A wave that has lifted some coal prices to more than double in the last six months may be about to ebb away, turned back by China's move to loosen the restrictions on domestic mining that first triggered the fuel's rise.
 
Australian Newcastle cargo prices, Asia's benchmark, have fallen 7.8 percent in November already, slipping to $105.75 per metric ton from almost $115 at the start of the month, their highest since 2012.
 
On Thursday, China's state planner moved to ease production curbs ahead of peak winter demand for heating fuels, allowing mines 54 more working days a year.

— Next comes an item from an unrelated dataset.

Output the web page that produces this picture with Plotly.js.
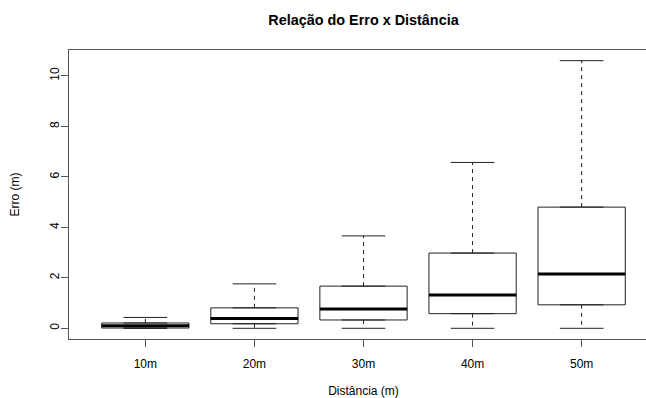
<!DOCTYPE html>
<html>
<head>
<meta charset="utf-8">
<script src="https://cdn.plot.ly/plotly-3.0.1.min.js"></script>
<style>
html, body { margin:0; padding:0; overflow:hidden; background:#fff; }
#chart { width:659px; height:398px; }
</style>
</head>
<body>
<div id="chart"></div>
<script>
// Data
const categories = ['10m', '20m', '30m', '40m', '50m'];
const positions  = [1, 2, 3, 4, 5];
const minVals    = [0, 0, 0, 0, 0];
const q1Vals     = [0.01, 0.18, 0.33, 0.58, 0.93];
const medianVals = [0.10, 0.39, 0.76, 1.32, 2.15];
const q3Vals     = [0.21, 0.81, 1.67, 2.98, 4.80];
const maxVals    = [0.43, 1.76, 3.66, 6.57, 10.60];
const yTicks     = [0, 2, 4, 6, 8, 10];

const FONT = 'Liberation Sans, Arial, Helvetica, sans-serif';
const LINE = '#222';
const BOXW = 0.8, STAPLEW = 0.4;

function segs(xs1, xs2, ys1, ys2) {
  const x = [], y = [];
  for (let i = 0; i < xs1.length; i++) {
    x.push(xs1[i], xs2[i], null);
    y.push(ys1[i], ys2[i], null);
  }
  return {x, y};
}

const boxes = {
  type: 'box',
  x: positions,
  q1: q1Vals, median: medianVals, q3: q3Vals,
  lowerfence: q1Vals, upperfence: q3Vals,
  width: BOXW,
  fillcolor: '#ffffff',
  line: {color: LINE, width: 1},
  boxpoints: false,
  hoverinfo: 'skip',
  showlegend: false
};

const upW = segs(positions, positions, q3Vals, maxVals);
const loW = segs(positions, positions, q1Vals, minVals);
const whiskers = {
  type: 'scatter', mode: 'lines',
  x: upW.x.concat(loW.x), y: upW.y.concat(loW.y),
  line: {color: LINE, width: 1, dash: '4px,4px'},
  hoverinfo: 'skip', showlegend: false
};

const left = positions.map(p => p - STAPLEW / 2);
const right = positions.map(p => p + STAPLEW / 2);
const stTop = segs(left, right, maxVals, maxVals);
const stBot = segs(left, right, minVals, minVals);
const staples = {
  type: 'scatter', mode: 'lines',
  x: stTop.x.concat(stBot.x), y: stTop.y.concat(stBot.y),
  line: {color: LINE, width: 1},
  hoverinfo: 'skip', showlegend: false
};

const mL = positions.map(p => p - BOXW / 2);
const mR = positions.map(p => p + BOXW / 2);
const med = segs(mL, mR, medianVals, medianVals);
const medians = {
  type: 'scatter', mode: 'lines',
  x: med.x, y: med.y,
  line: {color: '#000', width: 3},
  hoverinfo: 'skip', showlegend: false
};

const layout = {
  width: 659, height: 398,
  margin: {l: 69, r: 1, t: 50, b: 59},
  paper_bgcolor: '#fff', plot_bgcolor: '#fff',
  font: {family: FONT, size: 12, color: '#000'},
  title: {
    text: 'Relação do Erro x Distância',
    font: {family: FONT, size: 14.4, weight: 'bold', color: '#000'},
    x: 0.5, xref: 'paper', xanchor: 'center',
    y: 1 - 20 / 398, yref: 'container', yanchor: 'middle'
  },
  xaxis: {
    range: [0.3, 5.7],
    tickmode: 'array', tickvals: positions, ticktext: categories,
    ticks: 'outside', ticklen: 7, tickcolor: '#555', tickwidth: 1,
    ticklabelstandoff: 7,
    showline: true, mirror: true, linecolor: '#555', linewidth: 1,
    showgrid: false, zeroline: false,
    tickfont: {family: FONT, size: 12, color: '#000'},
    title: {text: 'Distância (m)', font: {family: FONT, size: 12, color: '#000'}, standoff: 18}
  },
  yaxis: {
    range: [-0.424, 11.024],
    tickmode: 'array', tickvals: yTicks, ticktext: yTicks.map(String),
    tickangle: -90,
    ticks: 'outside', ticklen: 7, tickcolor: '#555', tickwidth: 1,
    ticklabelstandoff: -3,
    showline: true, mirror: true, linecolor: '#555', linewidth: 1,
    showgrid: false, zeroline: false,
    tickfont: {family: FONT, size: 12, color: '#000'},
    title: {text: 'Erro (m)', font: {family: FONT, size: 12, color: '#000'}, standoff: 26}
  }
};

Plotly.newPlot('chart', [boxes, whiskers, staples, medians], layout, {displayModeBar: false, staticPlot: true});
</script>
</body>
</html>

It was a Beijing move earlier this year to cap domestic mining to cut excess capacity that had triggered coal's rise as utilities in the region, especially in South Korea and Japan, began to stock up.
 
"The strong pricing rebound since early 2016 is unlikely to be sustained as the Chinese government relaxes its working-day curtailment policies to manage prices," Fitch Ratings said in a note to clients.
 
"Going forward, much will now depend on the weather outlook in northern Asia, where the peak demand winter season has just started. Overall I think this will be a bumpy winter price ride" said a trader with a commodity shipper.
 
The winter outlook for China and South Korea is for unusually cold weather into December, although the outlook for Japan is more within the seasonal norms, meteorological data in Thomson Reuters Eikon showed.
 
"As China said it would increase production, prices are down. Besides that, demand has also declined because most (utilities) have procured their winter supplies," said a source with a South Korean utility.